Common red flags and how to pre-empt them

  • Undocumented or adhoc model changes. Always log model changes and link each release to a test/validation record. If you must hotfix a live model, document rationale and plan immediate validation.
  • Weak validation or no independent review. If you cannot provide a recent independent validation, be ready to commission one. Independent validation is an expectation for models with material impact.
  • Opaque data lineage. Banks expect clear provenance for model inputs. Build a data lineage diagram and include checksums, pipeline stages, and data quality metrics.
  • No performance monitoring. Put automated monitoring dashboards in place for key metrics, and retain historical performance logs for at least the period the bank requests.
  • Overreliance on proprietary black boxes without explainability. If your method is complex (deep learning or ensemble), provide explainability artifacts: feature importance, local explanations for representative cases, sensitivity analyses, and stress tests. Regulators are concerned about unexplainable behavior in high-impact models.

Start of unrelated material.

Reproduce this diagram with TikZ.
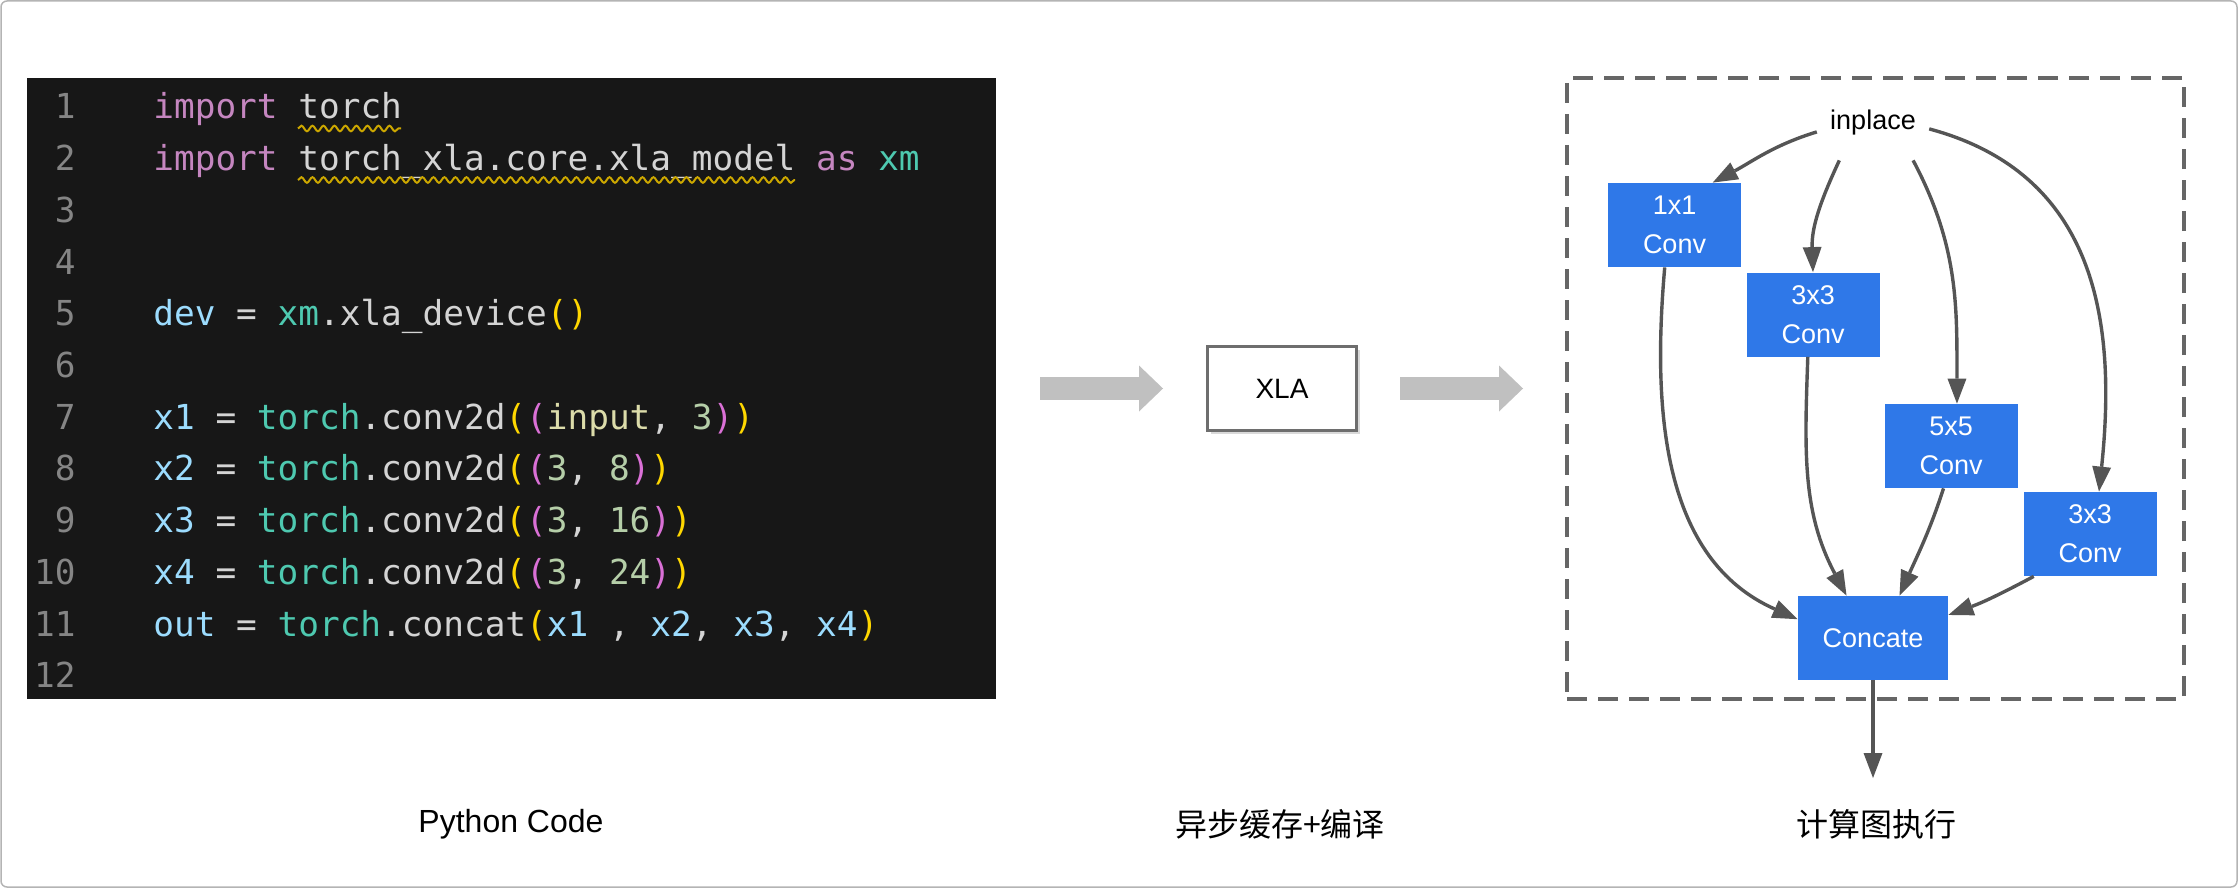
\documentclass[tikz,border=0pt]{standalone}
\usepackage{fontspec}
\setmainfont{Liberation Sans}
\newfontfamily\codefont{DejaVu Sans Mono}
\newfontfamily\cjkfont{Noto Sans CJK SC}
\usetikzlibrary{arrows.meta,shadows,decorations.pathmorphing}

\definecolor{codebg}{HTML}{171717}
\definecolor{codeplain}{HTML}{D4D4D4}
\definecolor{codekw}{HTML}{C586C0}
\definecolor{codemod}{HTML}{4EC9B0}
\definecolor{codevar}{HTML}{9CDCFE}
\definecolor{codenum}{HTML}{B5CEA8}
\definecolor{codearg}{HTML}{DCDCAA}
\definecolor{codebra}{HTML}{FFD700}
\definecolor{codebrb}{HTML}{DA70D6}
\definecolor{numgray}{HTML}{858585}
\definecolor{wavecol}{HTML}{CCA700}
\definecolor{convblue}{HTML}{2F78E8}
\definecolor{edgegray}{HTML}{555555}
\definecolor{fatgray}{HTML}{C0C0C0}
\definecolor{xlagray}{HTML}{6E6E6E}
\definecolor{dashgray}{HTML}{666666}
\definecolor{framegray}{HTML}{B4B4B4}

% code colouring
\newcommand{\ckw}[1]{\textcolor{codekw}{#1}}
\newcommand{\cmod}[1]{\textcolor{codemod}{#1}}
\newcommand{\cvar}[1]{\textcolor{codevar}{#1}}
\newcommand{\cnum}[1]{\textcolor{codenum}{#1}}
\newcommand{\carg}[1]{\textcolor{codearg}{#1}}
\newcommand{\cbra}[1]{\textcolor{codebra}{#1}}
\newcommand{\cbrb}[1]{\textcolor{codebrb}{#1}}

\tikzset{
    linenum/.style={anchor=base east, inner sep=0pt, text=numgray, font=\codefont\fontsize{17.2}{20}\selectfont},
    codeline/.style={anchor=base west, inner sep=0pt, text=codeplain, font=\codefont\fontsize{17.2}{20}\selectfont},
    conv/.style={fill=convblue, text=white, align=center, minimum width=66.5pt, minimum height=42pt, inner sep=0pt, font=\fontsize{13.5}{19.5}\selectfont},
    flow/.style={draw=edgegray, line width=1.7pt, -{Triangle[length=12.5pt,width=9.5pt,line width=0pt]}},
    fatarrow/.style={draw=fatgray, line width=11.5pt, -{Triangle[length=12pt,width=23pt,line width=0pt]}},
    wavy/.style={draw=wavecol, line width=1pt, decorate, decoration={snake, amplitude=1.4pt, segment length=5.5pt}},
    bottomlabel/.style={font=\fontsize{16}{19}\selectfont}
}

\begin{document}
\begin{tikzpicture}[x=0.5pt, y=-0.5pt]

    \useasboundingbox (0,0) rectangle (2238,888);
    \draw[framegray, line width=0.75pt, rounded corners=3pt] (1,1) rectangle (2237,887);

    % --- Python code panel on the left ---
    \node[fill=codebg, minimum width=484.5pt, minimum height=310.25pt, inner sep=0pt] (code) at (511.5,388.75) {};

    \foreach \n in {1,...,12}
        \node[linenum] (n\n) at (76,{119+51.7*(\n-1)}) {\n};

    \node[codeline] (l1) at (153,119) {\ckw{import} torch};
    \node[codeline] (l2) at (153,170.7) {\ckw{import} torch\_xla.core.xla\_model \ckw{as} \cmod{xm}};
    \node[codeline] (l5) at (153,325.8) {\cvar{dev} = \cmod{xm}.xla\_device\cbra{()}};
    \node[codeline] (l7) at (153,429.2) {\cvar{x1} = \cmod{torch}.conv2d\cbra{(}\cbrb{(}\carg{input}, \cnum{3}\cbrb{)}\cbra{)}};
    \node[codeline] (l8) at (153,480.9) {\cvar{x2} = \cmod{torch}.conv2d\cbra{(}\cbrb{(}\cnum{3}, \cnum{8}\cbrb{)}\cbra{)}};
    \node[codeline] (l9) at (153,532.6) {\cvar{x3} = \cmod{torch}.conv2d\cbra{(}\cbrb{(}\cnum{3}, \cnum{16}\cbrb{)}\cbra{)}};
    \node[codeline] (l10) at (153,584.3) {\cvar{x4} = \cmod{torch}.conv2d\cbra{(}\cbrb{(}\cnum{3}, \cnum{24}\cbrb{)}\cbra{)}};
    \node[codeline] (l11) at (153,636) {\cvar{out} = \cmod{torch}.concat\cbra{(}\cvar{x1} , \cvar{x2}, \cvar{x3}, \cvar{x4}\cbra{)}};

    % squiggly underlines under the imports
    \draw[wavy] (298,128.5) -- (401,128.5);
    \draw[wavy] (298,180) -- (795,180);

    % --- XLA in the middle ---
    \node[draw=xlagray, line width=1.5pt, fill=white, minimum width=74.5pt, minimum height=42pt,
          drop shadow={shadow xshift=1.5pt, shadow yshift=-1.5pt, opacity=0.3},
          font=\fontsize{14}{16}\selectfont] (xla) at (1282,388.5) {XLA};

    % --- compute graph on the right ---
    \node[draw=dashgray, line width=2pt, dash pattern=on 10pt off 5.5pt, minimum width=308.5pt, minimum height=310.5pt, inner sep=0pt] (graphbox) at (1875.5,388.5) {};

    \node[inner xsep=6.5pt, minimum height=37pt, font=\fontsize{13.5}{16}\selectfont] (inplace) at (1873,123) {inplace};

    \node[conv] (c11) at (1674.5,225) {1x1\\Conv};
    \node[conv] (c33a) at (1813,314.5) {3x3\\Conv};
    \node[conv] (c55) at (1951,446) {5x5\\Conv};
    \node[conv] (c33b) at (2090,534) {3x3\\Conv};
    \node[conv, minimum width=75pt] (concat) at (1873,638) {Concate};
    \coordinate (result) at (1873,778);

    % inplace fans out to the four convolutions
    \draw[flow] (inplace.189) to[out=197, in=28] (c11.48);
    \draw[flow] (inplace.228) to[out=245, in=92] (c33a.north);
    \draw[flow] (inplace.-43) to[out=-62, in=90] (c55.82);
    \draw[flow] (inplace.-6) to[out=-15, in=84, looseness=1.1] (c33b.78);

    % convolutions join in concat
    \draw[flow] (c11.257) to[out=265, in=156] (concat.166);
    \draw[flow] (c33a.-97) to[out=-92, in=118] (concat.122);
    \draw[flow] (c55.-100) to[out=-108, in=66] (concat.58);
    \draw[flow] (c33b.217) to[out=208, in=20] (concat.17);
    \draw[flow] (concat.south) -- (result);

    % --- fat grey arrows between the stages ---
    \draw[fatarrow] (code.east |- xla.west) ++(22pt,0) -- ([xshift=-21.5pt]xla.west);
    \draw[fatarrow] ([xshift=21pt]xla.east) -- ([xshift=-21pt]xla.east -| graphbox.west);

    % --- captions under each stage ---
    \node[bottomlabel] (capcode) at (511,824) {Python Code};
    \node[bottomlabel] (capxla) at (1280,824) {\cjkfont 异步缓存+编译};
    \node[bottomlabel] (capgraph) at (1876,824) {\cjkfont 计算图执行};

\end{tikzpicture}
\end{document}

After the review: remediation and opportunity

If the bank identifies issues, treat remediation as a sprint with clear deliverables, owners, and dates. Deliver a written remediation plan with milestones, evidence for each fix, and updated validation reports when complete. Communicate progress weekly to the bank until they accept closure.

Don’t view the review only as a compliance headache. Use validated controls, monitoring dashboards, and third-party validation as marketing signals. Banks, investors, and partners value partners that can demonstrate robust model governance. Independent validation can become a sales asset: it reduces perceived partner risk and shortens onboarding for future bank integrations.

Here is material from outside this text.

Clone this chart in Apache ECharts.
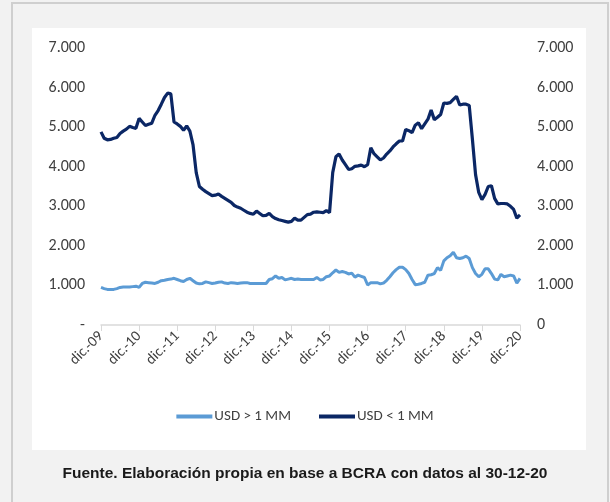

One-page survival checklist (hand this to your lead before kickoff)

  • Model inventory one-pager (purpose, owner, version, risk level).
  • Model specification and architecture diagram.
  • Latest independent validation report (or written plan & timeline to obtain one).
  • Data dictionary and lineage diagram.
  • Reproducible notebook or sandbox with README and synthetic data.
  • Performance monitoring dashboard screenshots and alert thresholds.
  • Change log and release approvals for last 12 months.
  • Governance matrix: owners, validators, approvers, SLA for bug fixes.
  • Security and privacy summary: where PII lives, encryption, access controls.
  • Remediation plan template (pre-filled with typical fixes).

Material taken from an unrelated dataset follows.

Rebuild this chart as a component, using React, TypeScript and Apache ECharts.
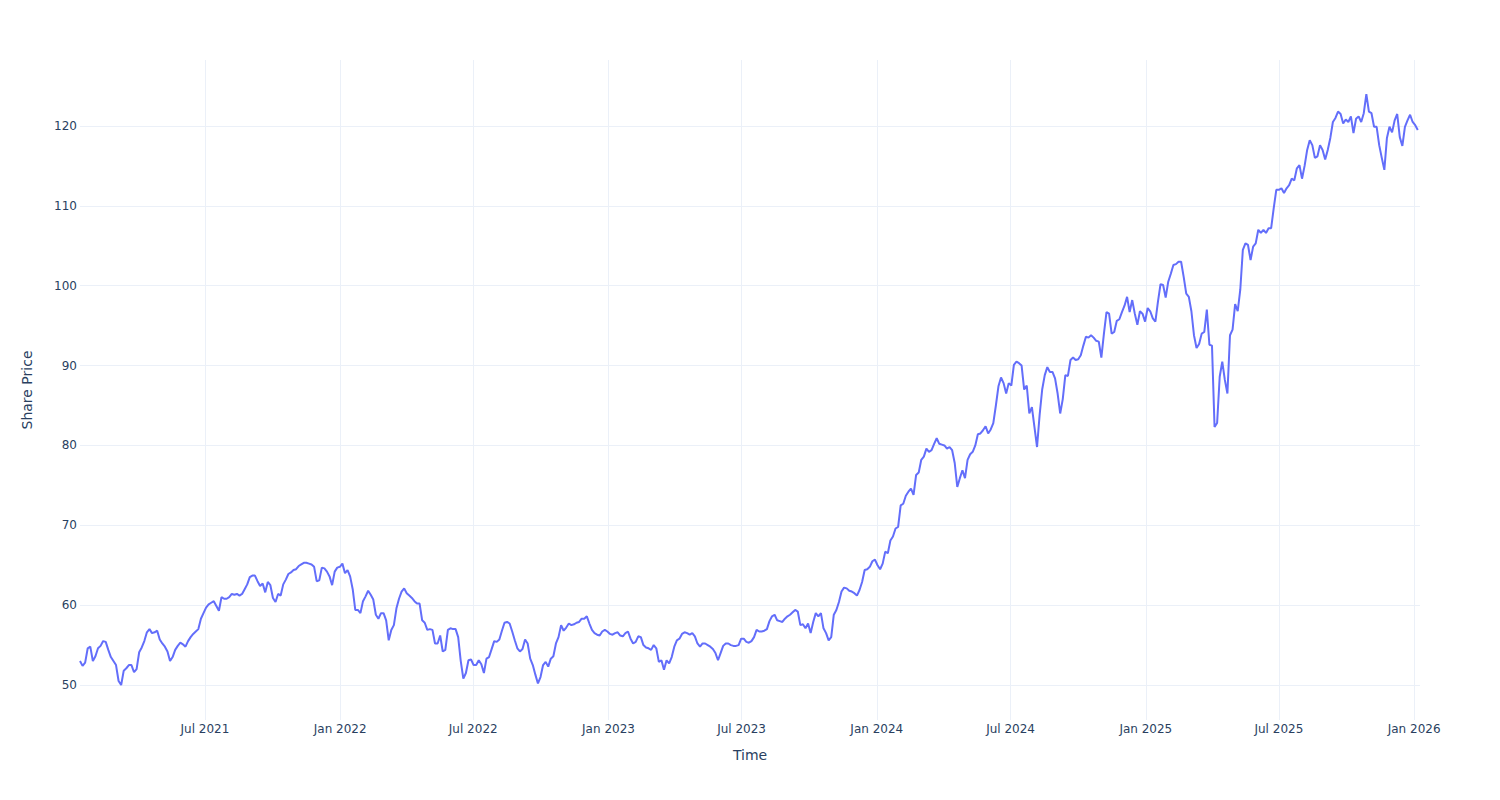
import React, { useEffect, useRef } from "react";
import * as echarts from "echarts";

const firstDay = [2021, 0, 12];
const closes2021 = [
  53.0, 52.4, 52.8, 54.6, 54.8, 53.0, 53.6, 54.6, 54.9, 55.5, 55.4, 54.4, 53.5, 53.0,
  52.5, 50.5, 50.0, 51.8, 52.1, 52.5, 52.5, 51.6, 52.0, 54.1, 54.7, 55.5, 56.6, 57.0,
  56.5, 56.6, 56.8, 55.7, 55.2, 54.8, 54.2, 53.0, 53.5, 54.4, 54.9, 55.3, 55.1, 54.8,
  55.5, 56.0, 56.4, 56.7, 57.0, 58.3, 59.0, 59.7, 60.1, 60.3, 60.5, 59.9, 59.3, 61.0,
  60.8, 60.8, 61.0, 61.4, 61.3, 61.4, 61.2, 61.4, 62.0, 62.6, 63.5, 63.7, 63.7, 63.0,
  62.4, 62.7, 61.6, 62.9, 62.5, 60.9, 60.4, 61.4, 61.2, 62.6, 63.2, 63.9, 64.1, 64.4,
  64.5, 64.9, 65.1, 65.3, 65.3, 65.2, 65.1, 64.8, 63.0, 63.1, 64.7, 64.6, 64.2, 63.6,
  62.5, 64.2, 64.7, 64.8,
];
const closes2022 = [
  65.2, 64.0, 64.4, 63.6, 62.0, 59.4, 59.4, 59.0, 60.5, 61.1, 61.8, 61.3, 60.7, 58.8,
  58.3, 59.0, 59.0, 58.1, 55.6, 56.9, 57.5, 59.6, 60.8, 61.7, 62.1, 61.5, 61.2, 60.9,
  60.5, 60.2, 60.2, 58.1, 57.8, 56.9, 57.0, 56.9, 55.2, 55.2, 56.2, 54.2, 54.4, 56.9,
  57.1, 57.0, 57.0, 56.0, 53.0, 50.8, 51.5, 53.1, 53.2, 52.5, 52.5, 53.1, 52.6, 51.5,
  53.3, 53.5, 54.5, 55.5, 55.4, 55.7, 56.8, 57.8, 57.9, 57.7, 56.7, 55.6, 54.6, 54.2,
  54.5, 55.7, 55.2, 53.3, 52.5, 51.3, 50.2, 51.0, 52.5, 52.9, 52.3, 53.3, 53.6, 55.2,
  56.0, 57.5, 56.8, 57.2, 57.7, 57.5, 57.6, 57.8, 57.9, 58.3, 58.3, 58.6, 57.7, 56.9,
  56.5, 56.3, 56.2, 56.7, 56.9, 56.7,
];
const closes2023 = [
  56.4, 56.3, 56.5, 56.6, 56.2, 56.1, 56.5, 56.7, 55.8, 55.2, 55.4, 56.1, 56.0, 55.0,
  54.7, 54.6, 54.4, 55.0, 54.6, 52.9, 53.1, 51.9, 53.1, 52.7, 53.5, 54.8, 55.6, 55.8,
  56.4, 56.6, 56.5, 56.3, 56.5, 56.1, 55.2, 54.8, 55.2, 55.2, 55.0, 54.8, 54.5, 54.0,
  53.1, 54.0, 54.9, 55.2, 55.2, 55.0, 54.9, 54.9, 55.0, 55.8, 55.8, 55.4, 55.3, 55.5,
  56.0, 56.9, 56.7, 56.7, 56.8, 57.0, 58.0, 58.6, 58.8, 58.1, 58.0, 57.9, 58.3, 58.6,
  58.8, 59.1, 59.4, 59.2, 57.5, 57.6, 57.1, 57.7, 56.5, 57.9, 59.0, 58.6, 59.0, 57.1,
  56.5, 55.6, 56.0, 58.8, 59.4, 60.4, 61.7, 62.2, 62.1, 61.8, 61.7, 61.5, 61.2, 61.9,
  62.9, 64.4, 64.5, 64.8, 65.5, 65.7,
];
const closes2024 = [
  65.0, 64.5, 65.2, 66.7, 66.5, 68.1, 68.6, 69.6, 69.8, 72.5, 72.7, 73.7, 74.2, 74.6,
  73.8, 76.3, 76.6, 78.2, 78.6, 79.6, 79.2, 79.4, 80.2, 80.9, 80.2, 80.1, 80.0, 79.6,
  79.8, 79.4, 77.8, 74.8, 75.9, 76.9, 75.9, 78.2, 78.9, 79.2, 80.0, 81.4, 81.5, 81.9,
  82.4, 81.5, 82.0, 82.8, 85.0, 87.4, 88.5, 87.8, 86.5, 87.8, 87.5, 90.1, 90.5, 90.3,
  90.0, 87.0, 87.5, 84.0, 84.8, 82.3, 79.8, 83.8, 87.0, 88.8, 89.8, 89.2, 89.2, 88.4,
  86.5, 84.0, 85.8, 88.8, 88.7, 90.7, 91.0, 90.7, 90.8, 91.3, 92.5, 93.6, 93.5, 93.8,
  93.5, 93.1, 93.0, 91.0, 94.0, 96.7, 96.5, 94.0, 94.2, 95.6, 95.8, 96.7, 97.5, 98.6,
  96.7, 98.2, 96.5, 95.1, 96.8, 96.5, 95.5,
];
const closes2025 = [
  97.2, 96.8, 95.9, 95.5, 98.0, 100.2, 100.1, 98.5, 100.5, 101.5, 102.6, 102.7, 103.0,
  103.0, 101.1, 99.0, 98.6, 96.8, 93.8, 92.2, 92.7, 94.0, 94.2, 97.0, 92.6, 92.5, 82.3,
  82.8, 88.6, 90.5, 88.2, 86.5, 93.8, 94.5, 97.7, 96.8, 99.5, 104.5, 105.3, 105.1,
  103.2, 104.9, 105.3, 107.0, 106.6, 107.0, 106.6, 107.2, 107.2, 109.7, 112.0, 112.0,
  112.2, 111.6, 112.2, 112.6, 113.4, 113.2, 114.7, 115.1, 113.4, 115.0, 117.0, 118.2,
  117.6, 116.0, 116.2, 117.6, 117.0, 115.8, 117.0, 118.5, 120.5, 121.0, 121.8, 121.5,
  120.3, 120.8, 120.5, 121.2, 119.1, 120.9, 121.2, 120.5, 121.6, 124.0, 121.8, 121.6,
  119.9, 119.9, 117.6, 116.0, 114.5, 118.5, 119.9, 119.2, 120.7, 121.5, 118.6, 117.5,
  119.9, 120.7, 121.4, 120.5, 120.1,
];
const closes2026 = [119.5];

const monthNames = ["Jan", "Feb", "Mar", "Apr", "May", "Jun", "Jul", "Aug", "Sep", "Oct", "Nov", "Dec"];
const xStart = [2021, 0, 12];
const xEnd = [2026, 0, 9];
const yRange = [45.62, 128.26];

const DAY = 86400000;
const STEP_DAYS = 3.5;

export default function App() {
  const ref = useRef<HTMLDivElement>(null);

  useEffect(() => {
    if (!ref.current) return;
    const chart = echarts.init(ref.current, undefined, { renderer: "svg" });
    const closes = [
      ...closes2021,
      ...closes2022,
      ...closes2023,
      ...closes2024,
      ...closes2025,
      ...closes2026,
    ];
    const t0 = new Date(firstDay[0], firstDay[1], firstDay[2]).getTime();
    const data = closes.map((v, i) => [t0 + i * STEP_DAYS * DAY, v]);
    const font = '"DejaVu Sans", verdana, arial, sans-serif';
    const textColor = "#2a3f5f";
    const gridColor = "#EBF0F8";
    chart.setOption({
      animation: false,
      backgroundColor: "#ffffff",
      textStyle: { fontFamily: font },
      grid: { left: 80, right: 80, top: 60, bottom: 80, containLabel: false },
      xAxis: {
        type: "time",
        min: new Date(xStart[0], xStart[1], xStart[2]).getTime(),
        max: new Date(xEnd[0], xEnd[1], xEnd[2]).getTime(),
        splitNumber: 10,
        minInterval: 180 * DAY,
        maxInterval: 186 * DAY,
        name: "Time",
        nameLocation: "middle",
        nameGap: 28,
        nameTextStyle: { fontSize: 14, color: textColor, fontFamily: font },
        axisLine: { show: false },
        axisTick: { show: false },
        axisLabel: {
          fontSize: 12,
          color: textColor,
          fontFamily: font,
          margin: 3,
          showMinLabel: false,
          showMaxLabel: false,
          formatter: (v: number) => {
            const d = new Date(v);
            return monthNames[d.getMonth()] + " " + d.getFullYear();
          },
        },
        splitLine: {
          show: true,
          showMinLine: false,
          showMaxLine: false,
          lineStyle: { color: gridColor, width: 1 },
        },
      },
      yAxis: {
        type: "value",
        min: yRange[0],
        max: yRange[1],
        minInterval: 10,
        maxInterval: 10,
        splitNumber: 8,
        name: "Share Price",
        nameLocation: "middle",
        nameGap: 46,
        nameTextStyle: { fontSize: 14, color: textColor, fontFamily: font },
        axisLine: { show: false },
        axisTick: { show: false },
        axisLabel: {
          fontSize: 12,
          color: textColor,
          fontFamily: font,
          margin: 3,
          showMinLabel: false,
          showMaxLabel: false,
        },
        splitLine: {
          show: true,
          showMinLine: false,
          showMaxLine: false,
          lineStyle: { color: gridColor, width: 1 },
        },
      },
      series: [
        {
          type: "line",
          data,
          showSymbol: false,
          symbol: "none",
          lineStyle: { color: "#636efa", width: 2 },
          itemStyle: { color: "#636efa" },
        },
      ],
    });
    return () => chart.dispose();
  }, []);

  return (
    <div
      ref={ref}
      style={{ position: "absolute", left: 0, top: 0, width: 1500, height: 800 }}
    />
  );
}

Keep these items in a single zipped folder and make an index file so reviewers can find key artifacts in a minute or two.

Suggested timeline to get review-ready

  • Week 0: Assemble inventory and identify high-risk models.
  • Week 1–2: Compile documentation pack and reproduce outputs in sandbox.
  • Week 3: Commission or produce independent validation report for high-risk models.
  • Week 4: Harden monitoring, finalize governance maps, and rehearse spokespeople.
  • Ongoing: Run weekly monitoring reviews and revalidate after major releases.

If you can’t complete everything before an imminent review, prioritize: validation report, reproducibility, and governance/ownership artifacts.

Final notes — turn diligence into a growth lever

Bank model reviews are an operational reality when you work with regulated partners. Treat them as a design constraint, not an afterthought. The fintechs that treat model risk management as a core product requirement — with robust documentation, independent validation, clear governance, and reproducible pipelines — not only survive bank reviews, they close deals faster, reduce onboarding friction, and build stronger, longer lasting partnerships. In regulated ecosystems, trust is currency. Independent validation and transparent controls are how you mint it.